Prominent abolitionist Frederick Douglass was confronted by some of his black compatriots who were dissatisfied by his emphasis that slavery was a universal evil and not a group-bonding myth. They sought to combat the injustices of slavery and racial discrimination by affirming their racial identity.
Douglass rejected this approach and instead urged them to focus on what really matters: Individual liberty for everyone, regardless of race. In his final speech, “The Blessings of Liberty and Education," he said:
It was not the race or the color of the negro that won for him the battle of liberty. That great battle was won, not because the victim of slavery was a negro, mulatto, or an Afro-American, but because the victim of slavery was a man and a brother to all other men, a child of God, and could claim with all mankind a common Father, and therefore should be recognized as an accountable being, a subject of government, and entitled to justice, liberty and equality before the law, and everywhere else.
Good Intentions Are Not Enough
Today’s identity politics has taken on a different focus. Instead of working towards overcoming differences and embracing a common humanity, it seeks to foster group-based self-absorption.
Calls for safe spaces for people of color or white-people-free days on college do not aim to foster an environment that rids itself of racial discrimination. Secluding your own group is hardly a call to engage with the majority that may have excluded you in the past.
Proponents of safe spaces argue for the need of a place in which their group can talk about their hopes and dreams without feeling undermined by others or having their views trivialized. This is an understandable desire for ethnic or social groups facing past and contemporary discrimination. For example, people identifying as LGBT have certainly faced social repercussions for talking about their sexuality. It is worth noting that, at least in most of the Western world, there is a decline in homophobic attitudes.
Everyone, underneath a multitude of group affiliations, shares the common spirit of humanity.
While the goal is something one can empathize with, the method is flawed. In many cases, people did not just seek to hide from uncomfortable opinions, but rather aimed to transform the whole space they inhabit into their own “safe space.” Think of college groups asking to disinvite speakers because they disagree with them.
It is the same old method of segregation bolstered with good intentions. But good intentions are not enough if the act itself, and the fundamental methodology behind it is flawed. The notion that certain groups should only comfortably express their needs in secluded safe spaces is akin to saying that the idea of segregation is right, as long as the intention behind it is commendable.
Segregation was established due to the belief that certain races are inferior and, thus, should not take part in civil discourse. We know now that any talk on "equal but different" was based on phrases made to look racial discrimination acceptable.
While it may be true that even today, certain groups cannot express their views in wider society comfortably, the conclusion that we should, therefore, establish exclusive rooms for them is deeply misleading.
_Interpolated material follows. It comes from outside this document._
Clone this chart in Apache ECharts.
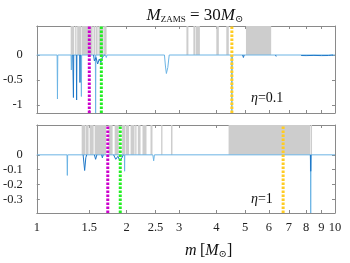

This is akin to a submission to divisionary forces of oppression and discrimination.
It is a message of surrender to say, “As a group, we accept that our views are still difficult to express in wider society. Instead of pushing against this by embracing a culture of radical discourse, let us back off into seclusion and become like it was intended by our oppressors—unseen and unheard of, except by our own kind.”
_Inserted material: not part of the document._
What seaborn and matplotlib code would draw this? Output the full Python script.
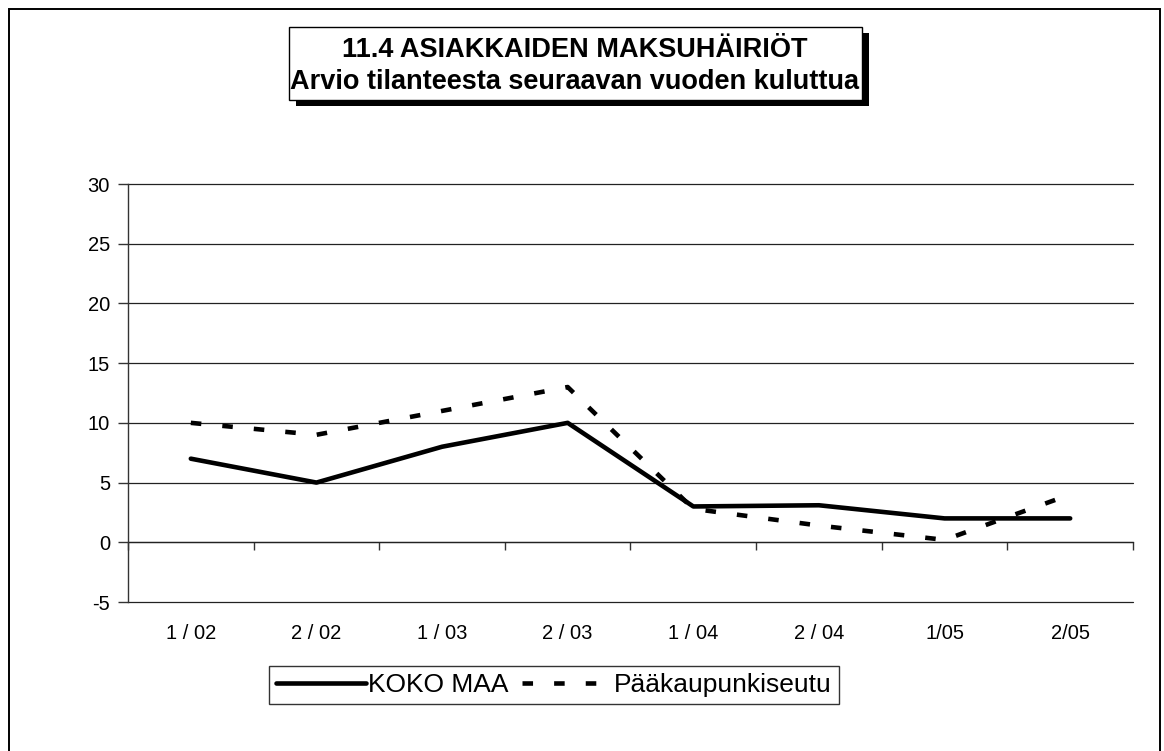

The Right and Left Rely on Identity Politics
Identity politics of this kind is not just found within groups that have been marginalized and discriminated against in society. On the contrary, the notion of the primacy of one’s own group over others is the backbone of contemporary right-wing groups. Adherents of Pegida, Alternative fuer Deutschland (AfD) and Front National generate popular support by summoning images of heroic white Europeans ready to save their cultural heritage from the imminent destruction caused by immigrants. Extreme political groups on both sites evidently deploy the same methodology—and once again, the mere fact that some of those on the left side harbor good intentions does not turn the methodology itself into something admirable.
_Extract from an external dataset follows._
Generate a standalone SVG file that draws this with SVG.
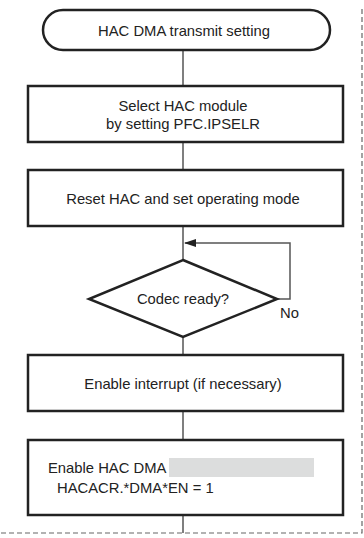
<svg xmlns="http://www.w3.org/2000/svg" width="364" height="538" viewBox="0 0 364 538">
<defs>
<style>
.box{fill:#fff;stroke:#222;stroke-width:2.5}
.ln{fill:none;stroke:#555;stroke-width:1.5}
.dash{fill:none;stroke:#666;stroke-width:1.2;stroke-dasharray:5 3}
text{font-family:"Liberation Sans",Arial,sans-serif;font-size:14.8px;fill:#222}
.c{text-anchor:middle}
</style>
<marker id="ah" markerWidth="12" markerHeight="8" refX="11" refY="4" orient="auto" markerUnits="userSpaceOnUse">
<path d="M0,0 L12,4 L0,8 Z" fill="#222"/>
</marker>
</defs>
<rect width="364" height="538" fill="#fff"/>
<g id="frame">
<path class="dash" d="M362,9 V533 H0"/>
</g>
<g id="connectors">
<line class="ln" x1="183" y1="50" x2="183" y2="86"/>
<line class="ln" x1="183" y1="142" x2="183" y2="170"/>
<line class="ln" x1="183" y1="226" x2="183" y2="260"/>
<line class="ln" x1="183" y1="337" x2="183" y2="355"/>
<line class="ln" x1="183" y1="411" x2="183" y2="440"/>
<line class="ln" x1="183" y1="515" x2="183" y2="533"/>
<path class="ln" d="M277,299 H290 V243 H185" marker-end="url(#ah)"/>
<text x="280" y="318">No</text>
</g>
<g id="start">
<rect class="box" x="43" y="10" width="287" height="40" rx="20" ry="20"/>
<text class="c" x="184" y="36">HAC DMA transmit setting</text>
</g>
<g id="select">
<rect class="box" x="28" y="86" width="315" height="56"/>
<text class="c" x="183" y="111">Select HAC module</text>
<text class="c" x="183" y="129">by setting PFC.IPSELR</text>
</g>
<g id="reset">
<rect class="box" x="28" y="170" width="315" height="56"/>
<text class="c" x="183" y="204">Reset HAC and set operating mode</text>
</g>
<g id="codec">
<polygon class="box" points="183,260 277,299 183,337 89,299"/>
<text class="c" x="183" y="304">Codec ready?</text>
</g>
<g id="interrupt">
<rect class="box" x="28" y="355" width="315" height="56"/>
<text class="c" x="183" y="389">Enable interrupt (if necessary)</text>
</g>
<g id="dma">
<rect class="box" x="28" y="440" width="315" height="75"/>
<rect x="169" y="458" width="145" height="19" fill="#dcdddd"/>
<text x="48" y="473">Enable HAC DMA</text>
<text x="57" y="493">HACACR.*DMA*EN = 1</text>
</g>
</svg>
We should ask ourselves if we want to create a balkanized environment that defines itself not by a feeling of mutual cohesiveness and a common bond, but rather through exclusive racial and social identities—a method used by both white supremacists/far-right wingers and leftist activists calling for segregated safe spaces.
Don't Fall Prey to Radical Relativism
Lastly, we should not fall prey to the belief that one’s perception of the world is subjectively defined by one’s ethnic or social group allegiances. It is not.
It is true that our experiences are shaped by the way we are categorized by others, which is why the same experience can cause varying emotions among people belonging to different groups. But that does not lead to the conclusion that truth and reason should be discarded in favor of a multiplicity of truths, or “non-truths,” rather. Imagine that two different groups hold opinions on matter X that are fundamentally contradictory towards each other. We cannot hold that both of their statements are simultaneously true unless we reject the law of non-contradiction as it was formulated by Aristotle. Thus, it makes more sense to call them non-truths.
The fact that people’s group identities engulf and influence their perceptions, views, and emotive reactions is an objective fact. It is not an invitation to dismiss any notion of truth.
Embracing a culture of radical discussion and the pursuit of truth does not mean everyone has to either actively engage or listen to conversations he or she would feel uncomfortable with.
Secluding your own group is hardly a call to engage with the majority that may have excluded you in the past.
If you feel the need to disengage, go ahead and do so. People disengage with content they don’t resonate with all the time by changing the topic during a conversation, not taking part in certain discussions on Facebook or even by the books, movies, and music they do, and don’t, consume. We carry our likes and dislikes as ingrained filters within us and, for the sake of mental sanity, that’s a good thing.
It becomes problematic once people start imposing their safe spaces onto others. When people start shouting down speakers they disagree with. When they threaten them and become physically violent, they are no longer merely using their own filters to avoid feeling uncomfortable.
They are going beyond that by imposing their filters onto others. Ultimately, this creates a culture based on divisionary antagonism and a perpetual feeling of otherness for those excluded from the designated tribe.
People advocating for identity politics may have good intentions, but that is not enough to make their actions commendable. In the end, they are using the same methodology deployed by the Alt-right and other racial identitarians.